Things you should have at home or in your dance bag for cross-training on your own…
Bosu Ball... it is $100 bucks but one of the best investments for your dancer. Not only can you strength train on it but you can also work on balancing and core.

Resistance Bands

Foam Roller/Muscle Roller
You can not only maintain muscle, but  you can also use it to stretch and increase your stretch…

Flexi Stretcher

Ways to Cross-Train…

Pilates Life:
“Dancers spend most of their time in the studio, dedicating themselves to their art. Ballet/dance is their real job and like any job it is a daily struggle and it takes it’s toll on the body. Pilates helps them to rectify the imbalances they tend to create in the studio (from my experience, ballet dancers are particularly asymmetrical). With choreographers and teachers demanding daily perfection, Pilates allows dancers the space they need outside of the studio and outside of class to re-balance, release and re-connect. I started Pilates in my first year of the Australian Ballet School, which is around 23 years ago. Initially I found it hard to understand. Pilates is full of subtlety and nuance and it takes a long time to become familiar with it. When I was dancing my best, Pilates was for the most part a daily routine. A couple of hours of Pilates before ballet class became a necessity for me to feel good on stage. It balanced me out, helped me to rehabilitate injuries and be stronger than the challenge I faced. Simply put, it made my dancing better and more enjoyable.” -Marc Cassidy, former Senior Artist with The Australian Ballet and now owns and operates TrueFormPilates in Melbourne. Quote from Dance Informa

Cardio Life:
According to Harvard’s SCHOOL OF PUBLIC HEALTH, the average child 11-18 should be engaged in moderate or vigorous activity for an hour a day… we got that covered. However, cardio does build stamina and helps burn calories… Not that a kid should have to worry about that… But, this is on top of elite athletics. I mean, I for sure don’t have an hour a day to just briskly walk but it’s something to strive for. I would avoid the treadmill and other weight on the joints activities and focus on like swimming or yoga… though swimming can also restructure the body’s lung capacity and cause broadening of the chest and back… not ideal for girls.  Jumping rope on clay is always fun. I avoid biking because it makes your quads larger and tighter.

Weight Training:
Children under the age of 15 are not encouraged to weight train whatsoever. According to Harvard and Yale’s studies… it can actually cause bone density and growth issues. (It kind of borders on the same idea that you shouldn’t start pointe to early) Kids should rather do unstructured activities like playing on playground equipment, climbing trees, and so forth.

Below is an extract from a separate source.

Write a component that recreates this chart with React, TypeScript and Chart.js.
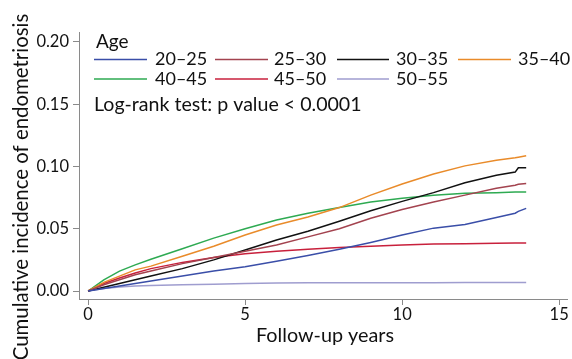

(Physical Activity guidelines for Americans. U/S/D.o.H.a.H. Services, Editor, 2008)

Gyrotonics:
If you can afford it, and have a place close to you… Gyrotonics is wonderful and magical.

“The GYROTONIC EXPANSION SYSTEM® Method is a unique, holistic approach to movement. Some of the benefits of a regular Gyrotonic practice include a healthier, more supple spine, increased range of motion, greater joint stability, improved agility and athletic performance, and a deep internal strength. Experienced Gyrotonic trainers offer personalized sessions that are adapted to fit the needs of all ages, and abilities, from elderly patients recovering from injury, to highly skilled professional athletes.” – Gyrotonic Website

Physical Therapists:
Injury Rehab and Prevention are extremely important. More and more former dancers have continued their career by attending med school like Alexis Sams. Alexis has not only studied other methods but she has gone on to develop numerous ways for dancers to cross train. Everything from coordination, to strengthening, stretching and pointe… Dr. Sams is another great resource out there. And she isn’t the only one.

Supplements
From avoiding gluten, avoiding dairy, avoiding meat… and anything else pumped with hormones, it seems supplements are becoming a big part of dance training. I mean, so are essential oils.